CLICK HERE FOR THOUSANDS OF FREE BLOGGER TEMPLATES »

Wednesday, January 28, 2009

BNW Response #4

After responding to question three, the answer is quite clear for me: I feel the society presented in Brave New World is bad. I don’t think I could live in a world full of false happiness and brainwashed people. There is no freedom of expression, which makes Huxley’s view of the future horrifying.

In thinking about a Utopia makes me think of the movie, Pleasantville. We watched it on this year’s Diversity Day. It’s about a teenage boy and girl who are completely opposites, and they gets ‘sucked’ into the television and placed into what seems to be an I Love Lucy sitcom. Everything is perfect in this society and needless to say, it’s colorless. The citizens aren’t allowed - or rather they just don’t know - about individuality, emotions, pain, war…really anything outside their perfect world. So to imagine that kind of world and actually live in it seems terrible.

Also, to not be able to feel emotions and to just sleep around with everyone with no consequences is very disturbing to me. It desensitizes the meaning of life.

BNW Response #3

In the discussion between Mustapha Mond and John Savage about civilization in chapter 17, it’s very apparent of their opposite mind sets. Mond’s argument boils down to him thinking society is perfectly fine the way it is. He feels it’s okay to let the leaders in society control people’s emotions and minds, and explains to John why society has no need for God, as the citizens don’t fear death. Mond goes on saying everything negative and bad have been taken out of society. There is no need to leave or question the State because everyone is happy.

John’s argument focuses on being an individual and having the ability to make decisions where they are good or bad. John wants to learn and feel emotion! He feels people should be able to learn from their mistakes and not take soma to make them feel better. When he says, “What you need is something with tears for a change,” John’s argument is clear: feelings are necessary to have a compatible, free society. “Nothing costs enough here,” also hints that when everything is free, only materialistic things are gained; nothing is learned because nothing is given up. John wants individuality and intelligence to have value, and it has to come with a price.

BNW Response #2

Sex, games, and sayings like “ending is better than mending” are used to limit the search for truth, a threat the State’s control. They maintain stability and show everyone is equal by everyone having sex with one another in their respective social class. Additionally, the government encourages no commitment sex to eliminate humans from attaching to each other – thus, building on the idea that everyone is equal to the State, happy and won’t revolt.

This applies to games too; no one wants to be the odd man out, like Bernard for example, and so they stick together as a community. Moreover, games are also used to condition children against questioning. They become accustomed to playing and believe it’s nothing more than fun. It consumes their time and allows the government to have more control.

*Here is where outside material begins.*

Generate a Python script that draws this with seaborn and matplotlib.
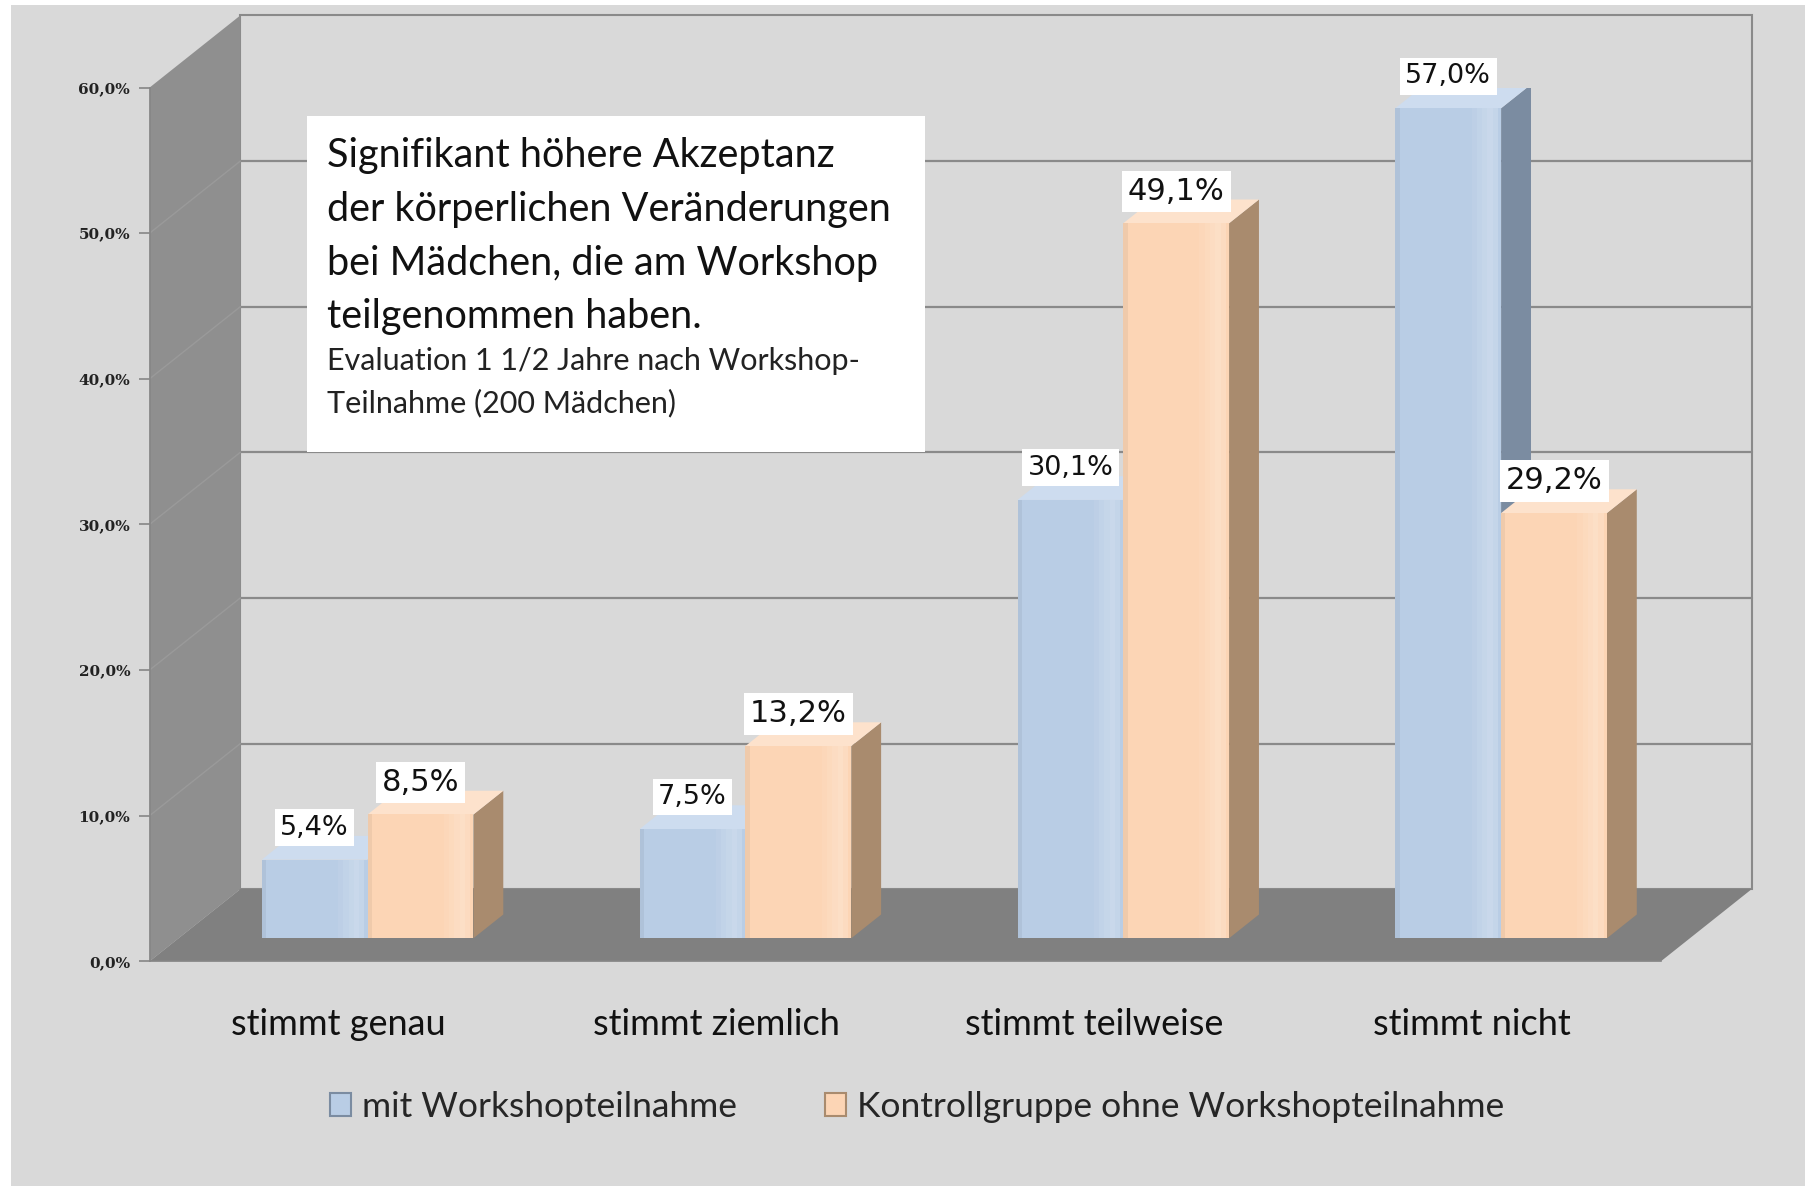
import matplotlib
matplotlib.use("Agg")
import pandas as pd
import matplotlib.pyplot as plt
from matplotlib.patches import Polygon, Rectangle, Patch
import seaborn as sns

# data
categories = ["stimmt genau", "stimmt ziemlich", "stimmt teilweise", "stimmt nicht"]
groups = ["mit Workshopteilnahme", "Kontrollgruppe ohne Workshopteilnahme"]
mit_workshop = [5.4, 7.5, 30.1, 57.0]
kontrollgruppe = [8.5, 13.2, 49.1, 29.2]
y_ticks = [0, 10, 20, 30, 40, 50, 60]
y_ticklabels = ["0,0%", "10,0%", "20,0%", "30,0%", "40,0%", "50,0%", "60,0%"]
note_title = ("Signifikant höhere Akzeptanz\nder körperlichen Veränderungen\n"
              "bei Mädchen, die am Workshop\nteilgenommen haben.")
note_sub = "Evaluation 1 1/2 Jahre nach Workshop-\nTeilnahme (200 Mädchen)"

df = pd.DataFrame({
    "Antwort": categories * 2,
    "Gruppe": [groups[0]] * len(categories) + [groups[1]] * len(categories),
    "Prozent": mit_workshop + kontrollgruppe,
})

sns.set_theme(style="white")
plt.rcParams["font.family"] = ["DejaVu Sans"]
ui_font = ["Lato", "DejaVu Sans"]

bg = "#d9d9d9"
front_col = {groups[0]: "#b9cde5", groups[1]: "#fcd5b5"}
side_col = {groups[0]: "#7b8ca1", groups[1]: "#a98b6e"}
top_col = {groups[0]: "#cddcef", groups[1]: "#fde2cc"}

# 3d look: depth of the room and of the bars (data units)
room_dx, room_dy = 0.24, 4.95
bar_fx, bar_fy = 0.077, 1.58
bar_dx, bar_dy = 0.079, 1.63

fig = plt.figure(figsize=(18.05, 11.86), dpi=100)
fig.patch.set_facecolor("white")
fig.patches.append(Rectangle((0.006, 0), 0.994, 0.996, transform=fig.transFigure,
                             facecolor=bg, edgecolor="none", zorder=-10))
ax = fig.add_axes([0.0829, 0.1895, 0.8373, 0.7367])
ax.set_facecolor("none")

# walls and floor
x0, x1, ytop = -0.5, 3.5, 60
ax.add_patch(Polygon([(x0 + room_dx, room_dy), (x1 + room_dx, room_dy),
                      (x1 + room_dx, ytop + room_dy), (x0 + room_dx, ytop + room_dy)],
                     closed=True, facecolor=bg, edgecolor="#8a8a8a", lw=1.5,
                     clip_on=False, zorder=0))
ax.add_patch(Polygon([(x0, 0), (x0 + room_dx, room_dy), (x0 + room_dx, ytop + room_dy), (x0, ytop)],
                     closed=True, facecolor="#8f8f8f", edgecolor="none", clip_on=False, zorder=0.5))
ax.add_patch(Polygon([(x0, 0), (x1, 0), (x1 + room_dx, room_dy), (x0 + room_dx, room_dy)],
                     closed=True, facecolor="#808080", edgecolor="none", clip_on=False, zorder=0.6))
for v in y_ticks[1:-1]:
    ax.plot([x0 + room_dx, x1 + room_dx], [v + room_dy, v + room_dy], color="#8a8a8a",
            lw=1.6, clip_on=False, zorder=0.4)
    ax.plot([x0, x0 + room_dx], [v, v + room_dy], color="#9a9a9a", lw=1.0,
            clip_on=False, zorder=0.7)

sns.barplot(data=df, x="Antwort", y="Prozent", hue="Gruppe", palette=front_col,
            hue_order=groups, width=0.56, saturation=1, legend=False, ax=ax, zorder=3)

bars = [p for p in ax.patches if isinstance(p, Rectangle) and p.get_height() > 0]
for i, p in enumerate(bars):
    g = groups[i // len(categories)]
    p.set_x(p.get_x() + bar_fx)
    p.set_y(p.get_y() + bar_fy)
    p.set_edgecolor("none")
    bx, by, bw, bh = p.get_x(), p.get_y(), p.get_width(), p.get_height()
    ax.add_patch(Polygon([(bx + bw, by), (bx + bw + bar_dx, by + bar_dy),
                          (bx + bw + bar_dx, by + bh + bar_dy), (bx + bw, by + bh)],
                         closed=True, facecolor=side_col[g], edgecolor="none", zorder=2))
    ax.add_patch(Polygon([(bx, by + bh), (bx + bw, by + bh),
                          (bx + bw + bar_dx, by + bh + bar_dy), (bx + bar_dx, by + bh + bar_dy)],
                         closed=True, facecolor=top_col[g], edgecolor="none", zorder=2))
    # soft highlight towards the right edge of the front face, darker left edge
    for k, a in enumerate([0.06, 0.12, 0.18, 0.24, 0.16]):
        ax.add_patch(Rectangle((bx + bw * (0.72 + 0.05 * k), by), bw * 0.05, bh,
                               facecolor="white", alpha=a, edgecolor="none", zorder=3.1))
    ax.add_patch(Rectangle((bx, by), bw * 0.04, bh, facecolor="black", alpha=0.05,
                           edgecolor="none", zorder=3.1))
    fs = 19.5 if g == groups[0] else 22
    label = f"{bh:.1f}%".replace(".", ",")
    ax.text(bx + bw / 2, by + bh + 2.2, label, ha="center", va="center", fontsize=fs,
            color="#111111", zorder=5,
            bbox=dict(facecolor="white", edgecolor="none", boxstyle="square,pad=0.2"))

# axes
ax.set_xlim(x0, x1)
ax.set_ylim(0, ytop)
ax.set_yticks(y_ticks)
ax.set_yticklabels(y_ticklabels, fontsize=11, fontweight="bold", family="DejaVu Serif", color="#222222")
ax.set_xticks(range(len(categories)))
ax.set_xticklabels(categories, fontsize=26, family=ui_font, color="#111111")
ax.set_xticks([x0 + k for k in range(len(categories) + 1)], minor=True)
ax.tick_params(axis="x", which="major", length=0, pad=34)
ax.tick_params(axis="x", which="minor", length=10, width=1.2, color="#868686", direction="out")
ax.tick_params(axis="y", length=8, width=1.2, color="#868686", direction="out", pad=6, left=True)
ax.set_xlabel("")
ax.set_ylabel("")
for s in ["top", "right"]:
    ax.spines[s].set_visible(False)
for s in ["left", "bottom"]:
    ax.spines[s].set_color("#868686")
    ax.spines[s].set_linewidth(1.2)
    ax.spines[s].set_zorder(4)

# note box
fig.patches.append(Rectangle((307 / 1805, 1 - 452 / 1186), 618 / 1805, 336 / 1186,
                             transform=fig.transFigure, facecolor="white", edgecolor="none", zorder=6))
fig.text(327 / 1805, 1 - 137 / 1186, note_title, ha="left", va="top", fontsize=28.5,
         family=ui_font, color="#111111", linespacing=1.56, zorder=7)
fig.text(327 / 1805, 1 - 347 / 1186, note_sub, ha="left", va="top", fontsize=22,
         family=ui_font, color="#222222", linespacing=1.6, zorder=7)

# legend
handles = [Patch(facecolor=front_col[g], edgecolor=side_col[g], linewidth=1.5) for g in groups]
fig.legend(handles, groups, loc="center", bbox_to_anchor=(0.508, 0.0666), ncol=2,
           frameon=False, prop={"family": ui_font, "size": 25.5}, handlelength=0.6,
           handleheight=0.6, handletextpad=0.3, columnspacing=2.5)

fig.savefig("out.png", dpi=100, facecolor=fig.get_facecolor())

And lastly, saying like “ending is better than mending” are used to avoid reality. The State is able to maintain control and stability with hypnopaedic sayings by changing what people want; they are used to suppress people and lead them to believe what they are being told. The fact that the saying, “ending is better than mending” translates into it being easier to end something than to fix it, allows the government to control and enforce things like the drug soma. It takes away their ability to challenge anything because they never know better.

Tuesday, January 27, 2009

BNW Response #1

There are some aspects of Brave New World’s society that are relevant to the present day and some that are far-fetched. Stability, for example, is a word that is very important in most countries today. Leaders and their parties want stability and try to achieve it through different ways. The far-fetched about this idea in Brave New World is the government controlling people in order to preserve its own power. The people are so superficially fulfilled that they don’t care about their personal freedom.

Another example of Brave New World’s society that’s relatable to todays is the idea of class rankings. In the novel, five class systems made up society: Alphas, Betas, Gamma, Delta, and Epsilon. While there is not a traditional class system anymore, as there have been in previous years, most societies are still divided into classes based on wealth – that is, upper-class, middle-class, and lower class.

An idea that is somewhat stretched in relation in today is the idea of human cloning and manipulating genetics. In Brave New World, babies are developed in test tubes in a lab and are chosen based upon their abilities and appearance. Conditioning is fixed genetically, physically, and psychologically for the social destiny they belong to. During the last few years this idea has come about; couples, for example, pick sperm donors by their appearance or family/genetic history.

I think Huxley’s vision of Utopia world is nowhere near where we are today and I think there is a strong contrast between the two worlds. The birth of a child and being a parent, for example, are some of the most memorable events for a woman (and man). In Huxley’s Utopia, however, the words ‘mother’ and ‘father’ are unheard of and if one is caught having a child, they will be punished and exiled.